Critics of Mr Packham might at this point argue that attention to factual detail has never really been his strong point, at least when he has a bee in his bonnet about emotive animal welfare issues.

A couple of years back, for example, he posted a message on Twitter calling for a ban on shooting wading birds. It claimed that bloodthirsty shooting enthusiasts were routinely killing endangered lapwings. That was untrue: the species is protected, cannot be eaten, is not a pest, and is never shot in the UK. A couple of hours later, he apologised, saying his tweet was ‘incorrectly worded’.

In recent days, he accused the Queen of running ‘intensive driven game shoots’ during a row over an owl that was accidentally trapped by a gamekeeper at Sandringham. In fact, Palace sources say, the pheasant shoot at Sandringham is the opposite of intensive: quarry is limited to pheasant and partridges that breed in the wild. None are reared solely to be shot.

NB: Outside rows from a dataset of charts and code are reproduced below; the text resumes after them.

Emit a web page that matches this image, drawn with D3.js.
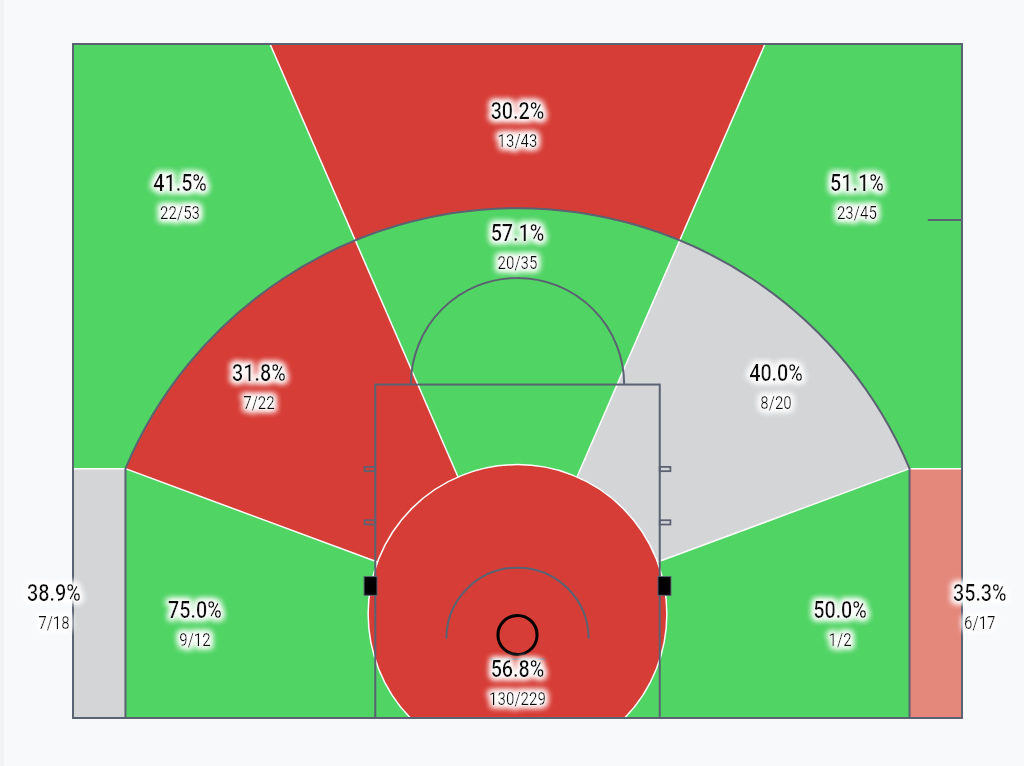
<!DOCTYPE html>
<html>
<head>
<meta charset="utf-8">
<script src="https://cdn.jsdelivr.net/npm/d3@7"></script>
<style>
  html, body { margin: 0; padding: 0; background: #f8f9fb; }
  svg { display: block; }
</style>
</head>
<body>
<div id="chart"></div>
<script>
// shot zones, in drawing order of the labels
const zones = ["Left Corner 3", "Left Wing 3", "Top 3", "Right Wing 3", "Right Corner 3",
               "Left Baseline 2", "Left Wing 2", "Top 2", "Right Wing 2", "Right Baseline 2", "Paint"];
const made     = [7, 22, 13, 23, 6, 9, 7, 20, 8, 1, 130];
const attempts = [18, 53, 43, 45, 17, 12, 22, 35, 20, 2, 229];
// how each zone compares with league average
const rating   = ["avg", "above", "below", "above", "slightlyBelow",
                  "above", "below", "above", "avg", "above", "below"];

const ratingColor = {
  above: "#50d464",
  below: "#d63d36",
  avg: "#d4d5d7",
  slightlyBelow: "#e5887c"
};

// label anchors in court feet (x from centre, y from baseline)
const labelAt = [[-26.07, 6.2], [-18.98, 29.25], [0, 33.3], [19.09, 29.25], [26.0, 6.2],
                 [-18.14, 5.25], [-14.54, 18.55], [0, 26.45], [14.54, 18.55], [18.14, 5.25], [0, 1.9]];

const width = 1024, height = 766;
const svg = d3.select("#chart").append("svg")
  .attr("width", width).attr("height", height);

svg.append("rect").attr("width", 4).attr("height", height).attr("fill", "#f1f2f3");

// court in feet -> pixels
const courtLen = 37.9;
const x = d3.scaleLinear().domain([-25, 25]).range([73, 962]);
const y = d3.scaleLinear().domain([0, courtLen]).range([718, 44]);
const k = x(1) - x(0);

const lineColor = "#5b6272";
const lineW = 2;

// geometry (feet)
const hoopY = 4.75, arcR = 23.92, cornerX = 22.05;
const cornerY = hoopY + Math.sqrt(arcR * arcR - cornerX * cornerX);
const paintC = [0, 5.85], paintR = 8.4;
const topSplitX = 13.92;           // where the upper split lines meet the far edge

const defs = svg.append("defs");
defs.append("clipPath").attr("id", "court")
  .append("rect")
  .attr("x", x(-25)).attr("y", y(courtLen))
  .attr("width", x(25) - x(-25)).attr("height", y(0) - y(courtLen));

const threePath = `M${x(-cornerX)},${y(0)} L${x(-cornerX)},${y(cornerY)} ` +
  `A${arcR * k},${arcR * k} 0 0 1 ${x(cornerX)},${y(cornerY)} L${x(cornerX)},${y(0)}`;

defs.append("clipPath").attr("id", "inside3")
  .append("path").attr("d", threePath + " Z");

const halo = defs.append("filter").attr("id", "halo")
  .attr("x", "-40%").attr("y", "-60%").attr("width", "180%").attr("height", "220%");
halo.append("feMorphology").attr("in", "SourceAlpha").attr("operator", "dilate").attr("radius", 1.5).attr("result", "d");
halo.append("feGaussianBlur").attr("in", "d").attr("stdDeviation", 3).attr("result", "b");
halo.append("feFlood").attr("flood-color", "#fff");
halo.append("feComposite").attr("in2", "b").attr("operator", "in").attr("result", "g");
const merge = halo.append("feMerge");
merge.append("feMergeNode").attr("in", "g");
merge.append("feMergeNode").attr("in", "g");
merge.append("feMergeNode").attr("in", "SourceGraphic");

// split angles around the paint circle centre (d3.arc: 0 = up, clockwise)
const cx = x(paintC[0]), cy = y(paintC[1]);
const angleTo = (fx, fy) => Math.atan2(x(fx) - cx, cy - y(fy));
const aUp = angleTo(topSplitX, courtLen);
const aLow = angleTo(cornerX, cornerY);

const fill = i => ratingColor[rating[i]];
const wedge = d3.arc().innerRadius(0).outerRadius(1500);

const g = svg.append("g").attr("clip-path", "url(#court)");

// three point wedges
const outerWedges = [[1, -Math.PI, -aUp], [2, -aUp, aUp], [3, aUp, Math.PI]];
g.append("g").selectAll("path").data(outerWedges).join("path")
  .attr("transform", `translate(${cx},${cy})`)
  .attr("d", d => wedge({startAngle: d[1], endAngle: d[2]}))
  .attr("fill", d => fill(d[0]));

// mid range wedges, clipped to inside the arc
const midWedges = [[5, -Math.PI, -aLow], [6, -aLow, -aUp], [7, -aUp, aUp], [8, aUp, aLow], [9, aLow, Math.PI]];
g.append("g").attr("clip-path", "url(#inside3)")
  .selectAll("path").data(midWedges).join("path")
  .attr("transform", `translate(${cx},${cy})`)
  .attr("d", d => wedge({startAngle: d[1], endAngle: d[2]}))
  .attr("fill", d => fill(d[0]));

// corners
g.selectAll("rect.corner").data([[0, -25, -cornerX], [4, cornerX, 25]]).join("rect")
  .attr("class", "corner")
  .attr("x", d => x(d[1])).attr("y", y(cornerY))
  .attr("width", d => x(d[2]) - x(d[1])).attr("height", y(0) - y(cornerY))
  .attr("fill", d => fill(d[0]));

// zone split lines
const splitW = 1.5;
const rays = [[-topSplitX, courtLen], [topSplitX, courtLen], [-cornerX, cornerY], [cornerX, cornerY]];
g.selectAll("line.split").data(rays).join("line")
  .attr("class", "split")
  .attr("x1", d => { const a = angleTo(d[0], d[1]); return cx + paintR * k * Math.sin(a); })
  .attr("y1", d => { const a = angleTo(d[0], d[1]); return cy - paintR * k * Math.cos(a); })
  .attr("x2", d => x(d[0])).attr("y2", d => y(d[1]))
  .attr("stroke", "#fff").attr("stroke-width", splitW);
g.selectAll("line.cornerTop").data([[-25, -cornerX], [cornerX, 25]]).join("line")
  .attr("class", "cornerTop")
  .attr("x1", d => x(d[0])).attr("x2", d => x(d[1]))
  .attr("y1", y(cornerY)).attr("y2", y(cornerY))
  .attr("stroke", "#fff").attr("stroke-width", splitW);

// paint circle
g.append("circle")
  .attr("cx", cx).attr("cy", cy).attr("r", paintR * k)
  .attr("fill", fill(10)).attr("stroke", "#fff").attr("stroke-width", splitW);

// court markings
const court = svg.append("g").attr("fill", "none").attr("stroke", lineColor).attr("stroke-width", lineW);

court.append("path").attr("d", threePath);

// lane
const laneW = 8, ftY = 18.75;
court.append("rect")
  .attr("x", x(-laneW)).attr("y", y(ftY))
  .attr("width", x(laneW) - x(-laneW)).attr("height", y(0) - y(ftY));

// free throw semicircle
court.append("path")
  .attr("d", `M${x(-6)},${y(ftY)} A${6 * k},${6 * k} 0 0 1 ${x(6)},${y(ftY)}`);

// lane hash marks
const hashY = [11, 14];
hashY.forEach(h => {
  [[-laneW - 0.6, -laneW], [laneW, laneW + 0.6]].forEach(s => {
    court.append("rect")
      .attr("x", x(s[0])).attr("y", y(h + 0.12))
      .attr("width", x(s[1]) - x(s[0])).attr("height", 0.24 * k)
      .attr("stroke-width", 1.8);
  });
});

// blocks
[[-8.63, -7.9], [7.9, 8.63]].forEach(s => {
  svg.append("rect")
    .attr("x", x(s[0])).attr("y", y(7.95))
    .attr("width", x(s[1]) - x(s[0])).attr("height", y(6.9) - y(7.95))
    .attr("fill", "#000").attr("stroke", lineColor).attr("stroke-width", 1);
});

// restricted area
const raY = 4.45;
court.append("path")
  .attr("d", `M${x(-4)},${y(raY)} A${4 * k},${4 * k} 0 0 1 ${x(4)},${y(raY)}`);

// coaching box tick
court.append("line")
  .attr("x1", x(23.08)).attr("x2", x(25)).attr("y1", y(28)).attr("y2", y(28));

// backboard
court.append("line")
  .attr("x1", x(-1.55)).attr("x2", x(1.55)).attr("y1", y(3.3)).attr("y2", y(3.3))
  .attr("stroke-width", 1.5);

// rim
svg.append("circle")
  .attr("cx", x(0)).attr("cy", y(4.67)).attr("r", 1.1 * k)
  .attr("fill", "none").attr("stroke", "#000").attr("stroke-width", 3);

// court outline
svg.append("rect")
  .attr("x", x(-25)).attr("y", y(courtLen))
  .attr("width", x(25) - x(-25)).attr("height", y(0) - y(courtLen))
  .attr("fill", "none").attr("stroke", lineColor).attr("stroke-width", lineW);

// labels (narrow face: Roboto squeezed horizontally)
const pct = d3.format(".1%");
const squeeze = 0.86;
const labels = svg.append("g")
  .attr("font-family", "Roboto, 'Noto Sans', sans-serif")
  .attr("fill", "#111").attr("text-anchor", "middle")
  .attr("filter", "url(#halo)");

zones.forEach((z, i) => {
  const lx = x(labelAt[i][0]), ly = y(labelAt[i][1]);
  const lg = labels.append("g").attr("transform", `translate(${lx},${ly}) scale(${squeeze},1)`);
  lg.append("text")
    .attr("y", -15)
    .attr("dominant-baseline", "central")
    .attr("font-size", 23).attr("font-weight", 500)
    .text(pct(made[i] / attempts[i]));
  lg.append("text")
    .attr("y", 15)
    .attr("dominant-baseline", "central")
    .attr("font-size", 17.5)
    .text(`${made[i]}/${attempts[i]}`);
});
</script>
</body>
</html>
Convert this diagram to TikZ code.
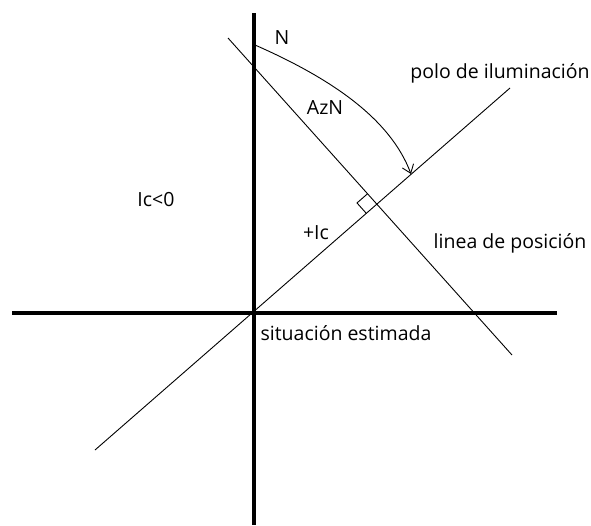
\documentclass[tikz,border=0pt]{standalone}
\usepackage{fontspec}
\setmainfont{Open Sans}
\usetikzlibrary{calc,arrows.meta}
\tikzset{
  axis/.style={line width=3.5pt},
  thin line/.style={line width=0.9pt},
  lbl/.style={inner sep=0pt,font=\fontsize{19.5}{22}\selectfont}
}

\begin{document}
\begin{tikzpicture}[x=1pt,y=-1pt]
			%%%%% START %%%%%
			\useasboundingbox (0,0) rectangle (591,525);
			
			\coordinate (O) at (254,313);
			\draw[axis] (254,13) -- (254,525);
			\draw[axis] (12,313) -- (557,313);
			
			\coordinate (polo0) at (95,450);
			\coordinate (polo1) at (510,88);
			\draw[thin line] (polo0) -- (polo1);
			
			\coordinate (lop0) at (228,38);
			\coordinate (lop1) at (512,355);
			\draw[thin line] (lop0) -- (lop1);
			
			% right angle mark
			\coordinate (P) at (intersection of polo0--polo1 and lop0--lop1);
			\coordinate (ra1) at ($(P)!14pt!(lop0)$);
			\coordinate (ra2) at ($(P)!14pt!(polo0)$);
			\draw[thin line] (ra1) -- ($(ra1)+(ra2)-(P)$) -- (ra2);
			
			\coordinate (N0) at (255,45);
			\coordinate (N1) at (411,174);
			\draw[thin line,-{Straight Barb[length=8pt,width=12pt]}] (N0) .. controls (330,78) and (390,118) .. (N1);
			
			\node[lbl] (n) at (282,38) {N};
			\node[lbl] (az) at (325,108) {AzN};
			\node[lbl] (polo) at (500,73) {polo de iluminación};
			\node[lbl] (neg) at (156,200) {Ic<0};
			\node[lbl] (pos) at (316,233) {+Ic};
			\node[lbl] (lop) at (510,243) {linea de posición};
			\node[lbl] (se) at (346,333) {situación estimada};
			%%%%% END %%%%%
\end{tikzpicture}
\end{document}
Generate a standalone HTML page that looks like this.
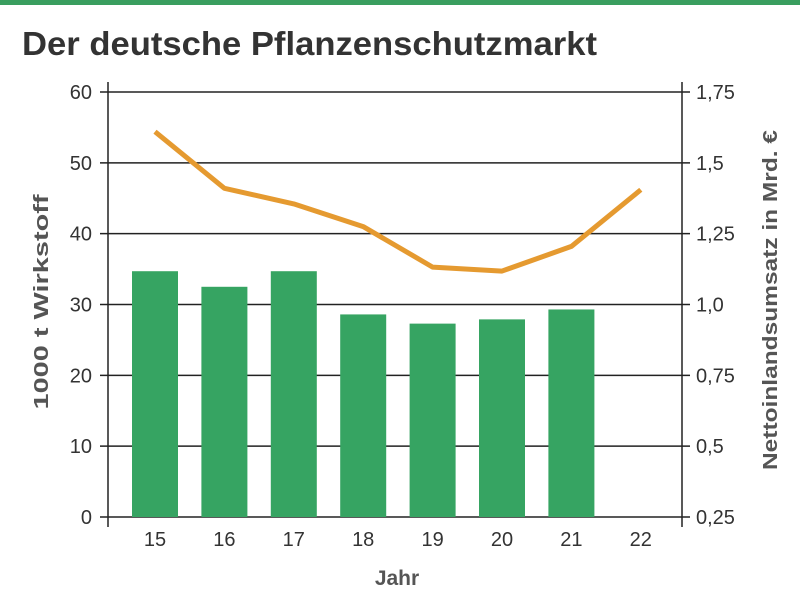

In yet another factual lapse, Mr Packham this month used Facebook to sell Christmas cards to fans (£16.50 for ten cards), telling them money raised would go to a ‘charity’ called Wild Justice.

In fact, Wild Justice is not a registered charity but a lobby group, which seeks to attack country pursuits via lawsuits.

Last spring, it was responsible for forcing the Government to temporarily outlaw the shooting of corvids such as crows and rooks, leaving sheep farmers unable to control the birds, which predate new-born lambs.

Mr Packham decided roughly 48 hours later to remove the Facebook post, dubbing it ‘a mistake, a simple mistake that was immediately corrected’.

Whether he has made similar ‘mistakes’ in attempting to persuade fans to give generously to the Isle of Wight Zoo’s former circus tigers is, of course, an issue that the Fundraising Regulator must now get to the bottom of.

The furious Mr Macaggi, whom he has accused of appalling acts of animal abuse, certainly believes himself to be entirely innocent and says he will fight to clear his name.

So whatever they conclude, this strange and messy catfight looks set to continue.